Postdoctoral Fellowship: PRFB: Elucidating the chemical potential of the small intestinal microbiome

$2.7M USD

Funder National Science Foundation (US)
Recipient Organization Fu, Beverly
Country United States
Start Date Mar 01, 2026
End Date Feb 28, 2029
Duration 1,095 days
Number of Grantees 1
Roles Principal Investigator
Data Source National Science Foundation (US)
Grant ID 2508176
Grant Description

This action funds an NSF Postdoctoral Research Fellowship in Biology for FY 2025. The fellowship supports research and training of the fellow that will contribute to biology in innovative ways. Despite the numerous known associations between the human gut microbiome and health or disease, progress towards establishing what causes these outcomes has been slow.
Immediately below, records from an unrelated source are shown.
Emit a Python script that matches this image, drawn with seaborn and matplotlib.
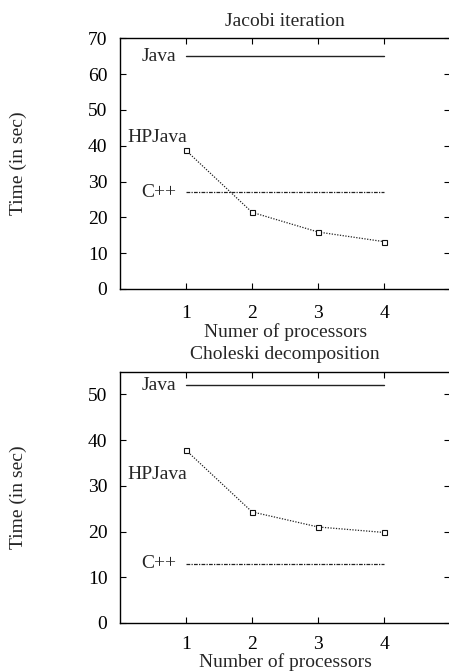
import matplotlib
matplotlib.use('Agg')
import matplotlib.pyplot as plt
import seaborn as sns
import pandas as pd

sns.set_theme(style="ticks")
plt.rcParams['font.family'] = ['Liberation Serif', 'DejaVu Serif']

# Processor counts
procs = [1, 2, 3, 4]

# Jacobi iteration timings (sec)
jacobi_hpjava = [38.7, 21.4, 15.9, 13.2]
jacobi_java = 65
jacobi_cpp = 27

# Choleski decomposition timings (sec)
choleski_hpjava = [37.8, 24.3, 21.0, 19.8]
choleski_java = 52
choleski_cpp = 13

FS = 14

panels = [
    ('Jacobi iteration', 'Numer of processors', jacobi_hpjava, jacobi_java, jacobi_cpp,
     70, [0, 10, 20, 30, 40, 50, 60, 70], 42.3),
    ('Choleski decomposition', 'Number of processors', choleski_hpjava, choleski_java, choleski_cpp,
     55, [0, 10, 20, 30, 40, 50], 32.4),
]

fig = plt.figure(figsize=(4.49, 6.72), dpi=100)
rects = [[0.267, 0.570, 0.736, 0.373], [0.267, 0.073, 0.736, 0.374]]
tick_pads = [11.5, 9.5]
label_pads = [0.5, 0.0]

for rect, tp, lp, (title, xlab, hp, java, cpp, ymax, yticks, hp_y) in zip(rects, tick_pads, label_pads, panels):
    ax = fig.add_axes(rect)
    df = pd.DataFrame({'procs': procs, 'HPJava': hp,
                       'Java': [java] * len(procs), 'C++': [cpp] * len(procs)})
    sns.lineplot(data=df, x='procs', y='Java', ax=ax, color='#222222', lw=1.0)
    sns.lineplot(data=df, x='procs', y='C++', ax=ax, color='#222222', lw=0.9,
                 dashes=False, linestyle=(0, (3, 1, 1, 1)))
    sns.lineplot(data=df, x='procs', y='HPJava', ax=ax, color='#222222', lw=0.9,
                 linestyle=(0, (1, 1.2)), marker='s', markersize=3.6,
                 markerfacecolor='white', markeredgecolor='#111111', markeredgewidth=0.8)

    # gnuplot-style key labels left of each curve
    ax.text(0.85, java, 'Java', ha='right', va='center', fontsize=FS)
    ax.text(0.85, cpp, 'C++', ha='right', va='center', fontsize=FS)
    ax.text(1.02, hp_y, 'HPJava', ha='right', va='center', fontsize=FS)

    ax.set_xlim(0, 5)
    ax.set_ylim(0, ymax)
    ax.set_xticks(procs)
    ax.set_yticks(yticks)
    ax.tick_params(direction='in', length=4, width=0.8, labelsize=FS,
                   top=True, right=True, colors='black')
    ax.tick_params(axis='x', pad=tp)
    ax.tick_params(axis='y', pad=9)
    for s in ax.spines.values():
        s.set_linewidth(1.0)
        s.set_color('black')
    ax.spines['right'].set_visible(False)
    ax.set_title(title, fontsize=FS, pad=9)
    ax.set_xlabel(xlab, fontsize=FS, labelpad=lp)
    ax.set_ylabel('Time (in sec)', fontsize=FS)
    ax.yaxis.set_label_coords(-0.28, 0.5)

fig.savefig('out.png', dpi=100)
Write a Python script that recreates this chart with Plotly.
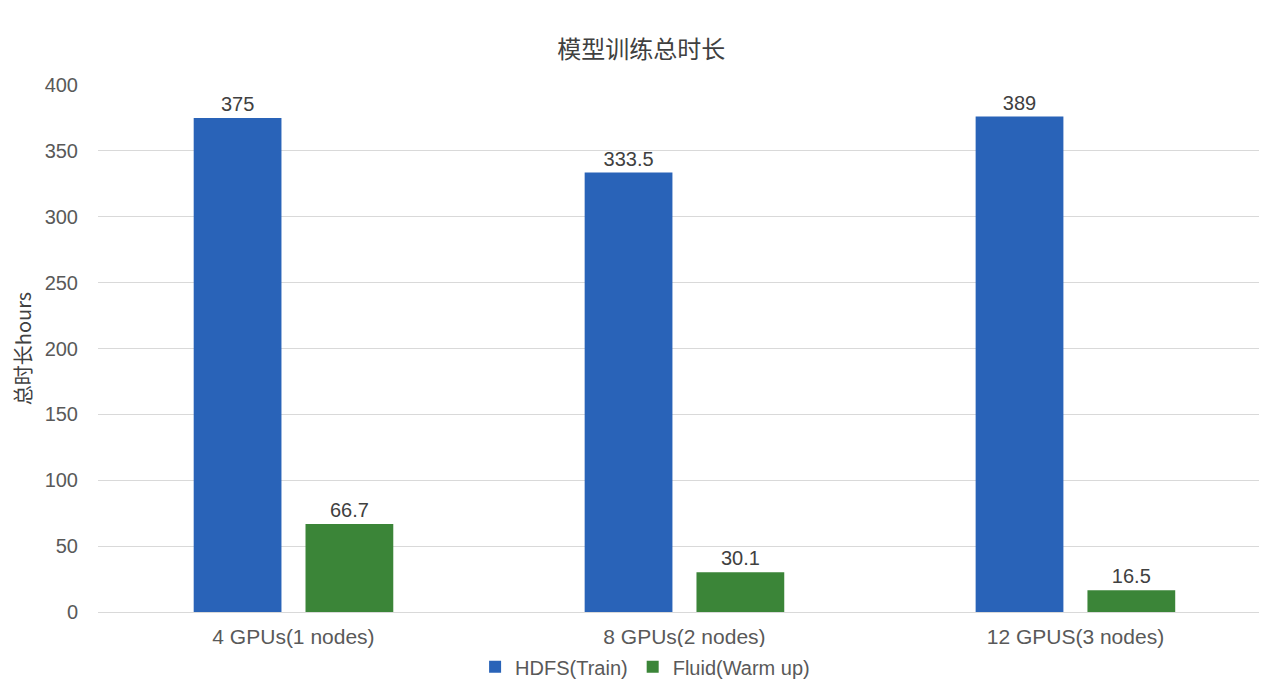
import plotly.graph_objects as go

# Data
categories = ["4 GPUs(1 nodes)", "8 GPUs(2 nodes)", "12 GPUS(3 nodes)"]
hdfs_heights = [375, 333.5, 376]          # drawn bar heights
hdfs_labels = ["375", "333.5", "389"]      # printed data labels
fluid_values = [66.7, 30.1, 16.5]
fluid_labels = ["66.7", "30.1", "16.5"]
y_ticks = [0, 50, 100, 150, 200, 250, 300, 350, 400]

BLUE = "#2963B8"
GREEN = "#3B8538"
FONT = "Liberation Sans, Arial, Noto Sans CJK SC, sans-serif"
CJK = "Noto Sans CJK SC, sans-serif"

fig = go.Figure()

fig.add_trace(go.Bar(
    x=categories, y=hdfs_heights, name="HDFS(Train)",
    marker_color=BLUE, marker_line_width=0,
    text=hdfs_labels, textposition="outside",
    textfont=dict(size=20, color="#404040", family=FONT),
    cliponaxis=False,
))
fig.add_trace(go.Bar(
    x=categories, y=fluid_values, name="Fluid(Warm up)",
    marker_color=GREEN, marker_line_width=0,
    text=fluid_labels, textposition="outside",
    textfont=dict(size=20, color="#404040", family=FONT),
    cliponaxis=False,
))

fig.update_layout(
    width=1259, height=685,
    paper_bgcolor="white", plot_bgcolor="white",
    font=dict(family=FONT, color="#595959", size=20),
    title=dict(text="模型训练总时长", x=0.503, xanchor="center", y=0.940, yanchor="middle",
               font=dict(size=24, color="#404040", family=CJK)),
    margin=dict(l=90, r=0, t=77, b=81),
    barmode="group", bargap=0.428, bargroupgap=0.215,
    showlegend=True,
    legend=dict(orientation="h", x=0.468, xanchor="center", y=-0.104, yanchor="middle",
                font=dict(size=20, color="#595959"), itemwidth=30,
                traceorder="normal"),
)

fig.update_xaxes(range=[-0.5, 2.49], showgrid=False, showline=True,
                 linecolor="#D9D9D9", linewidth=1,
                 ticks="", ticklabelstandoff=6,
                 tickfont=dict(size=21, color="#595959"))
fig.update_yaxes(range=[0, 400], tickvals=y_ticks, showgrid=True, gridcolor="#D9D9D9",
                 gridwidth=1, zeroline=False, showline=False, ticks="",
                 ticklabelstandoff=19,
                 tickfont=dict(size=20, color="#595959"),
                 title=dict(text="总时长hours", standoff=8,
                            font=dict(size=20, color="#404040", family=CJK)))

fig.write_html("out.html")
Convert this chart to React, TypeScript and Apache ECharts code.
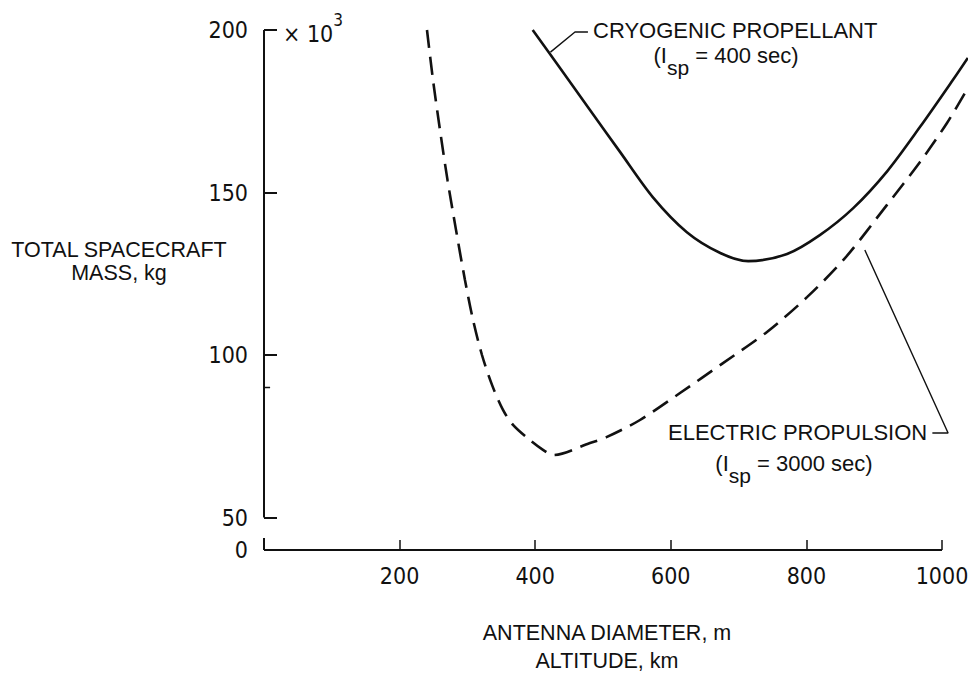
import React, { useEffect, useRef } from "react";
import * as echarts from "echarts";

// Cryogenic propellant (Isp = 400 sec): antenna diameter (m) vs total mass (x10^3 kg)
const cryoDiameter = [396.3, 436.6, 480.8, 525.1, 573.4, 623.7, 673, 714.2, 771.5, 819.8, 869.1, 919.4, 967.7, 1016, 1038.1];
const cryoMass = [200, 188.3, 175.4, 162.5, 148.6, 137.8, 131.4, 128.9, 131.1, 136.9, 145.2, 156.6, 170.2, 184.6, 191.4];

// Electric propulsion (Isp = 3000 sec)
const elecDiameter = [240.4, 249.3, 259.6, 270.7, 283.2, 296.4, 308.3, 321.5, 336.3, 352.5, 367.3, 392.3, 411.5, 426.3, 480.8, 505.9, 554.6, 613.6, 677, 741.9, 800.9, 856.9, 918.9, 967.6, 1007.4, 1038.3];
const elecMass = [200, 184.6, 169.2, 153.8, 138.5, 123.1, 110.8, 100, 90.8, 83.1, 78.5, 73.8, 70.8, 69.2, 72.9, 74.8, 80, 88.3, 97.5, 107.1, 117.8, 129.8, 146.2, 159.4, 171.4, 182.2];

// Axis ticks / labels (y axis is broken between 0 and 50; 0 drawn at the bottom of the frame)
const xLabelValues = [200, 400, 600, 800, 1000];
const xTickValues = [0, 200, 400, 600, 800, 1000];
const xAxisEnd = 1000;
const yLabelValues = [40, 50, 100, 150, 200];
const yTickValues = [50, 100, 150, 200];
const yMinorTickValue = 90;
const yBreakBottom = 40;
const yBreakTop = 43.7;

// Leader lines (data coordinates)
const cryoLeaderX = [422.5, 458.7, 477.8];
const cryoLeaderY = [193.2, 199.4, 199.4];
const elecLeaderX = [886.2, 1009, 985.8];
const elecLeaderY = [132.3, 76, 76];

const WORD_FONT = "'Liberation Sans', Arial, sans-serif";
const NUM_FONT = "'Liberation Sans Narrow', 'DejaVu Sans Condensed', sans-serif";
const INK = "#111111";

const zip = (a: number[], b: number[]) => a.map((v, i) => [v, b[i]]);

export default function App() {
  const ref = useRef<HTMLDivElement>(null);

  useEffect(() => {
    const chart = echarts.init(ref.current!, null, { renderer: "svg" });

    const frameLine = (data: number[][], width = 2) => ({
      type: "line",
      data,
      symbol: "none",
      silent: true,
      clip: false,
      lineStyle: { color: INK, width },
      z: 3,
    });

    const subText = (x: number, y: number, rest: string) => ({
      type: "text",
      x,
      y,
      style: {
        text: `{a|(I}{s|sp}{a|${rest}}`,
        align: "center",
        verticalAlign: "middle",
        fill: INK,
        rich: {
          a: { fontFamily: WORD_FONT, fontSize: 22, lineHeight: 34, verticalAlign: "top", fill: INK },
          s: { fontFamily: WORD_FONT, fontSize: 21, lineHeight: 34, verticalAlign: "bottom", fill: INK },
        },
      },
    });

    chart.setOption({
      animation: false,
      backgroundColor: "#ffffff",
      // x extent runs slightly past 1000 so the curves can continue to the page edge, as in the original
      grid: { left: 264, top: 30, width: 708.5, height: 520, outerBoundsMode: "none", containLabel: false },
      xAxis: {
        type: "value",
        min: 0,
        max: 1045,
        interval: 200,
        axisLine: { show: false },
        axisTick: {
          show: true,
          inside: true,
          length: 10,
          customValues: xTickValues,
          lineStyle: { color: INK, width: 1.5 },
        },
        axisLabel: {
          customValues: xLabelValues,
          margin: 14,
          fontFamily: NUM_FONT,
          fontSize: 23,
          color: INK,
          formatter: (v: number) => String(v),
        },
        splitLine: { show: false },
      },
      yAxis: {
        type: "value",
        min: 40,
        max: 200,
        interval: 10,
        axisLine: { show: false },
        axisTick: {
          show: true,
          inside: true,
          length: 13,
          customValues: yTickValues,
          lineStyle: { color: INK, width: 2 },
        },
        axisLabel: {
          customValues: yLabelValues,
          margin: 16,
          fontFamily: NUM_FONT,
          fontSize: 23,
          color: INK,
          formatter: (v: number) => (v === 40 ? "0" : String(v)),
        },
        splitLine: { show: false },
      },
      series: [
        frameLine([[0, 50], [0, 200]]),
        frameLine([[0, yBreakBottom], [0, yBreakTop]]),
        frameLine([[0, yBreakBottom], [xAxisEnd, yBreakBottom]]),
        frameLine([[0, yMinorTickValue], [9, yMinorTickValue]], 1.5),
        {
          name: "Cryogenic propellant",
          type: "line",
          data: zip(cryoDiameter, cryoMass),
          symbol: "none",
          smooth: 0.3,
          clip: false,
          silent: true,
          lineStyle: { color: INK, width: 2.6 },
        },
        {
          name: "Electric propulsion",
          type: "line",
          data: zip(elecDiameter, elecMass),
          symbol: "none",
          smooth: 0.3,
          clip: false,
          silent: true,
          lineStyle: { color: INK, width: 2.6, type: [18, 9] },
        },
        frameLine(zip(cryoLeaderX, cryoLeaderY), 1.4),
        frameLine(zip(elecLeaderX, elecLeaderY), 1.4),
      ],
      graphic: [
        {
          type: "text",
          x: 283,
          y: 28,
          style: {
            text: "{a|× 10}{s|3}",
            align: "left",
            verticalAlign: "middle",
            fill: INK,
            rich: {
              a: { fontFamily: NUM_FONT, fontSize: 23, lineHeight: 34, verticalAlign: "bottom", fill: INK },
              s: { fontFamily: NUM_FONT, fontSize: 17, lineHeight: 34, verticalAlign: "top", fill: INK },
            },
          },
        },
        {
          type: "text",
          x: 119,
          y: 261,
          style: {
            text: "TOTAL SPACECRAFT\nMASS, kg",
            align: "center",
            verticalAlign: "middle",
            fontFamily: WORD_FONT,
            fontSize: 21.5,
            lineHeight: 23,
            fill: INK,
          },
        },
        {
          type: "text",
          x: 607,
          y: 647,
          style: {
            text: "ANTENNA DIAMETER, m\nALTITUDE, km",
            align: "center",
            verticalAlign: "middle",
            fontFamily: WORD_FONT,
            fontSize: 21.5,
            lineHeight: 28,
            fill: INK,
          },
        },
        {
          type: "text",
          x: 593,
          y: 30,
          style: {
            text: "CRYOGENIC PROPELLANT",
            align: "left",
            verticalAlign: "middle",
            fontFamily: WORD_FONT,
            fontSize: 22,
            fill: INK,
          },
        },
        subText(726, 61, " = 400 sec)"),
        {
          type: "text",
          x: 668,
          y: 432,
          style: {
            text: "ELECTRIC PROPULSION",
            align: "left",
            verticalAlign: "middle",
            fontFamily: WORD_FONT,
            fontSize: 22,
            fill: INK,
          },
        },
        subText(794, 469, " = 3000 sec)"),
      ],
    });

    return () => chart.dispose();
  }, []);

  return (
    <div
      ref={ref}
      style={{ position: "absolute", left: 0, top: 0, width: 968, height: 684 }}
    />
  );
}
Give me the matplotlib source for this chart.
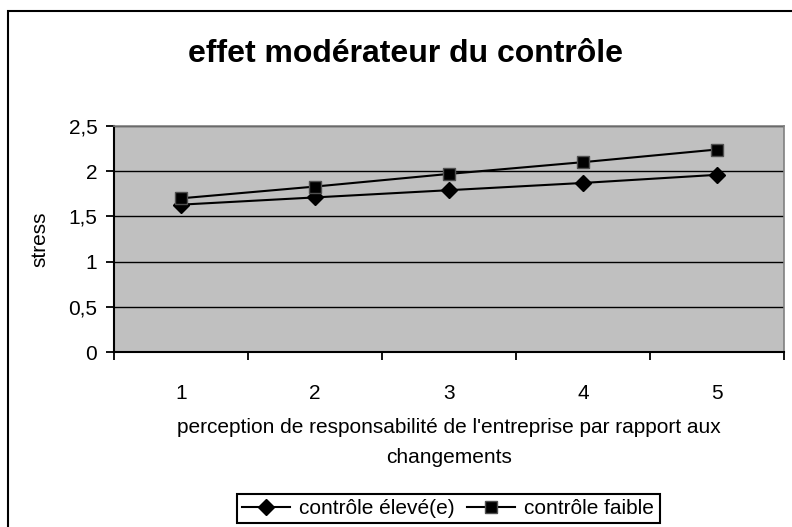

Most microbiome studies focus on analyzing feces, which allows analysis of the large intestinal microbiome. However, there is a knowledge gap about the microbiome in the small intestine (SI), which is a site of important host–microbe interactions. This project will probe how individual SI microbes and SI microbial communities respond to stressful host factors and protect against pathogens.

Results will increase basic biological knowledge that may aid in developing effective microbiome-targeted therapies. The fellow will engage in public outreach, including writing blog posts and developing a strategy card game to enable students to learn core ecological principles in informal settings.

This research will capitalize on a novel capsule device that non-invasively samples both chemicals and viable microbes across the entire gastrointestinal tract, including the SI. In addition to characterizing the bulk microbial composition using next-generation DNA sequencing, the fellow will isolate SI microbes to generate a diverse strain collection.

Using high-throughput in vitro growth assays, the fellow will quantify how different oxygen tensions and bile acids, which participate in digestion, impact microbial growth. Liquid chromatography mass spectrometry will be used to elucidate how supplemented bile acids are chemically transformed by the microbes. Both top-down undefined and bottom-up synthetic microbial communities will be constructed to probe the emergent effects of bile acid metabolism as well as their colonization-resistance potential against SI pathogens isolated from patients diagnosed with small intestinal bacterial overgrowth (SIBO).

Collectively, these studies will enhance mechanistic understanding for the interplay among the SI, distal GI tract, and host. By exploiting large-scale in vitro growth data, this work will derive fundamental principles that predict in vivo microbial behavior. In performing this research, the fellow will receive training in microbial isolation and culturing, next-generation sequencing, and large-scale data analysis.

The fellow will train and mentor undergraduate students to use interdisciplinary approaches to investigate the gut microbiome across molecular, organismal, and host scales.

This award reflects NSF's statutory mission and has been deemed worthy of support through evaluation using the Foundation's intellectual merit and broader impacts review criteria.